To a sentient being that did not possess the ability to casually communicate their thoughts to each other, what we do every day, without even thinking about it, would seem like pure magic.

Consider not just our computer software, or our movies, books and plays, but the very clothing we wear and the buildings we inhabit, our bridges, roads, eyeglasses and coffee makers. These, and everything else we create, are basically outgrowths of our shared language instinct. Without it, none of these things would exist.

The fact that you are reading this right now and are immediately forming your own thoughts, theories and counter-theories in response, really is a marvel beyond compare.

Just didn’t want you to forget that. 🙂

Do not trust airplanes


Do not trust airplanes
One of those things took away
Someone dear to me

A stranger returned
Same of face, same of body
But not my true love

That last farewell kiss
Is as fresh now in my heart
As a new red rose

With a taste so sweet
And promise of a future
That was not to be

Do not trust airplanes
No, do not trust them. When they
Take your love away

The fire of a kiss,
Once so tender, leaves nothing
But a taste of ash

Prepping

I’m going to be giving a presentation this Saturday. Much of it will be new, although I’ll be using elements from talks and demos I’ve given before.
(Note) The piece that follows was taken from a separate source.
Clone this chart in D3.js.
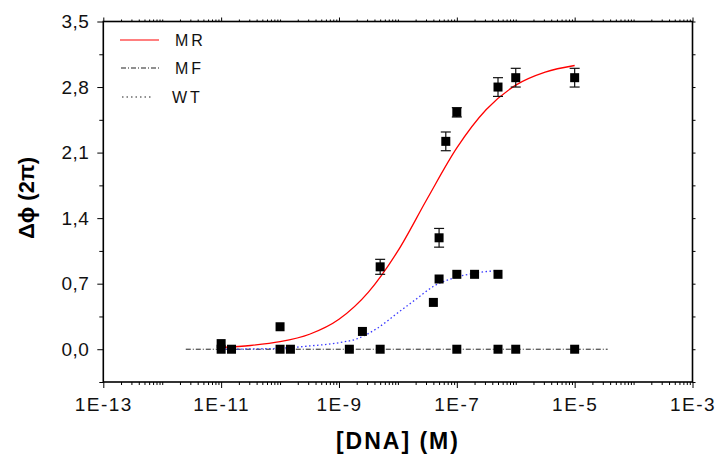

I remain somewhat nonplussed by the mysterious alchemy that goes into preparing for one of these talks. On the one hand, the weeks leading up to it seem so busy, in an almost random way. I might spend hours — even days — on experiments that I end up throwing out, but then something that took only a few minutes ends up being exactly right.

Somewhere in the back of my mind, I believe, part of me knows exactly what will happen, how the actual talk will unfold, where all the beats will land. But that part of me isn’t telling the rest of me. Perhaps he doesn’t want to spoil the surprise.
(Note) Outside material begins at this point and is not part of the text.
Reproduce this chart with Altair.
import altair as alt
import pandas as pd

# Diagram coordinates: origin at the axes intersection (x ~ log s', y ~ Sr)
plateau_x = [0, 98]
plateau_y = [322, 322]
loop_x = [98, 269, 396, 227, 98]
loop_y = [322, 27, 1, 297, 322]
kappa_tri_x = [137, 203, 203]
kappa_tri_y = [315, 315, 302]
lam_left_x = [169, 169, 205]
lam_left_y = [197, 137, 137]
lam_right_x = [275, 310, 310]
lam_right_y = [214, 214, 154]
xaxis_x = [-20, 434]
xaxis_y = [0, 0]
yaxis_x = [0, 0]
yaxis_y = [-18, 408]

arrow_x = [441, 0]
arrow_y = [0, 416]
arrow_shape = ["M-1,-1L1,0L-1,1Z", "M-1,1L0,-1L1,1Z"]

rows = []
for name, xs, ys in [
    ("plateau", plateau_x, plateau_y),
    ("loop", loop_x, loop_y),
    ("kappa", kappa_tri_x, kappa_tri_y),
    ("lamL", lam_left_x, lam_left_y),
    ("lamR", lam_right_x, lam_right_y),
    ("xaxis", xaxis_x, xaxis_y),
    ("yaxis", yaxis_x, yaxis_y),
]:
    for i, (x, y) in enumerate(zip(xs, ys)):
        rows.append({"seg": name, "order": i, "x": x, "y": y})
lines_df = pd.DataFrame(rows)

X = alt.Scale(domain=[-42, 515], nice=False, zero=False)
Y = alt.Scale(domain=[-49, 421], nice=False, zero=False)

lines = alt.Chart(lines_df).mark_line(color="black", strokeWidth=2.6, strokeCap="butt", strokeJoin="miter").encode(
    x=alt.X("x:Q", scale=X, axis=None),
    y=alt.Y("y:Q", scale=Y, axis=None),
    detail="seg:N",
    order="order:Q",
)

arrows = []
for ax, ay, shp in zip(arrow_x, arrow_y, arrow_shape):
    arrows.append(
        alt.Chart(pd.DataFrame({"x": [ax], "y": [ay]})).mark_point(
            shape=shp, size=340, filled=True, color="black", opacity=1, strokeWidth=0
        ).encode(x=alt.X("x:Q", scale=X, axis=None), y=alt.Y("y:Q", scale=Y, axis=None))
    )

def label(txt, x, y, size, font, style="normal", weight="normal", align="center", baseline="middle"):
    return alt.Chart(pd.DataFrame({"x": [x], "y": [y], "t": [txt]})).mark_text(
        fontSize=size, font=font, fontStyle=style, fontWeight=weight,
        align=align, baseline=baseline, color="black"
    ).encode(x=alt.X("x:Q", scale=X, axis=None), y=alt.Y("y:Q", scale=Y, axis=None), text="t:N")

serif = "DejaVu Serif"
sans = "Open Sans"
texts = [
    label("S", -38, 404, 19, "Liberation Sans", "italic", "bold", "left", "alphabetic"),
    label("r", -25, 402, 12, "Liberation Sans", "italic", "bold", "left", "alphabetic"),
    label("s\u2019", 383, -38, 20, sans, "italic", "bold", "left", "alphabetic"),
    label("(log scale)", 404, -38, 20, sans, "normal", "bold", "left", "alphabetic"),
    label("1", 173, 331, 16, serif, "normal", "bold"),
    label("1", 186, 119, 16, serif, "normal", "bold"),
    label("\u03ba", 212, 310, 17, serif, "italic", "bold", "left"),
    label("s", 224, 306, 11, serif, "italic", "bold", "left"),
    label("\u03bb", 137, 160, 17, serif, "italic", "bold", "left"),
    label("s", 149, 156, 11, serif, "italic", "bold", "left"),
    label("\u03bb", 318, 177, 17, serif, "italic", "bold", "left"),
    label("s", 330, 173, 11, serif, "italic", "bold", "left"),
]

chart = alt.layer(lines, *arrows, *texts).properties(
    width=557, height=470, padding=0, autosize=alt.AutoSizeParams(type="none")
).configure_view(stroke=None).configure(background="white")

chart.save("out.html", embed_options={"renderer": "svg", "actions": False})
As the days and then hours tick closer to the presentation, I finally start to see where I was going all the time, and only then does it fully make sense.

I used to think I should be fully planning these things out, in advance, that I was somehow being lazy or remiss by letting the pieces fall into place in such an apparently haphazard way.

Now I know better.

October the first

When I was a child I came upon the speculative fiction novel “October the First is too late” by the great astrophysicist Fred Hoyle. It’s a strange and stimulating book, about time itself folding like a pretzel and possibly coming to an end, which wreaks havoc on reality — particularly human reality.

For some reason my memory of that book always reminds me of another treatment of time itself in popular fiction that felt as weird and wonderful: The character of Emit Flesti in Wim Wenders’ “Far Away So Close”, a character played so memorably by Willem Defoe.

Of course today is, in fact, October the first. On this day of the year, a part of my mind invariably flashes the thought that Hoyle got it wrong: Time itself has not in fact come to an end, since we have safely made it to October. Feel free to breathe a sigh of relief.

But maybe getting it wrong isn’t the worst of sins. When you think about Defoe’s character, you realize that Wim Wenders didn’t just get it wrong about time Itself. He got it backwards.

Human energy over time

I had the good fortune to be invited to attend a retirement celebration this evening for Fran Brill, one of the great Sesame Street muppeteers. The sheer talent in the room was breathtaking. Many of my favorite muppet characters were there — Miss Piggy, Big Bird, Grover, Snuffleupagus and more — all cleverly disguised in their human form.

The evening prominently featured a whirlwind review of her body of work through the decades. There is something marvelous about seeing the result of many years of creativity, artfully conveyed through a single evening’s worth of representative samples.

We are only human, and in any given month or year we can accomplish only so much. But the result of decade after decade of dedicated talent, focus and effort can be astounding.

There are times when I feel that I’m not getting enough done, and I lose heart — but then I see something like this. It reminds me of the power of human energy over time, and I am newly energized.

The takeaway here: Find something you love, just put one foot in front of another, and keep going. In the long run, it’s all going to be wonderful.

On the masthead

At this week’s faculty meeting of our Media and Games Network (MAGNET), we did a recap of the gender related events at last week’s Oculus Connect meeting. And we decided that we need to take a more pro-active stand on the need for men and women to work together toward gender parity in our field.

MAGNET already does a fair bit in this direction. It hosts Girls who Code, Black Girls Code, and other events that help to encourage young women to enter fields that require facility with software engineering.

But now that is going to be an explicit part of our mission — on the masthead, if you will. After all, why should the United States of America be a backwater among the industrial nations, capable of attracting only 50% of its potential workforce to 21st Century jobs?

Interestingly, due to vacations, sabbaticals, conferences, and other events, none of our female MAGNET faculty were in town this week. All of the people pushing for this new direction today were men.

Signs of the times

Today I saw a delightful sign outside a restaurant. To emphasize the rustic nature of the establishment, the sign maker had built each individual letter out of hand-whittled wooden sticks.

Clearly a lot of work had gone into the effort, and the result was worth it. Just looking at that sign made some part of me want to abandon my city slicker ways and live off the land, like our ancestors did once upon a time.

But then I looked at the sign again, and I realized that the text on the bottom line was the restaurant’s phone number. At first I hadn’t noticed this little bit of culture shock because we don’t generally think about phone numbers any more.

But there it was, if you cared to look: an iconic symbol of modernity, represented by little pieces of rough-hewn hand-whittled wood.

And I couldn’t help but wondering: Maybe someday soon we will see that same beautifully old-fashioned sign, but with the phone number replaced by a URL — lovingly carved in rustic little hand-whittled wooden letters.

Or maybe not a URL — maybe a hashtag.

Or maybe whatever is going to come after the hashtag. Your guess is as good as mine.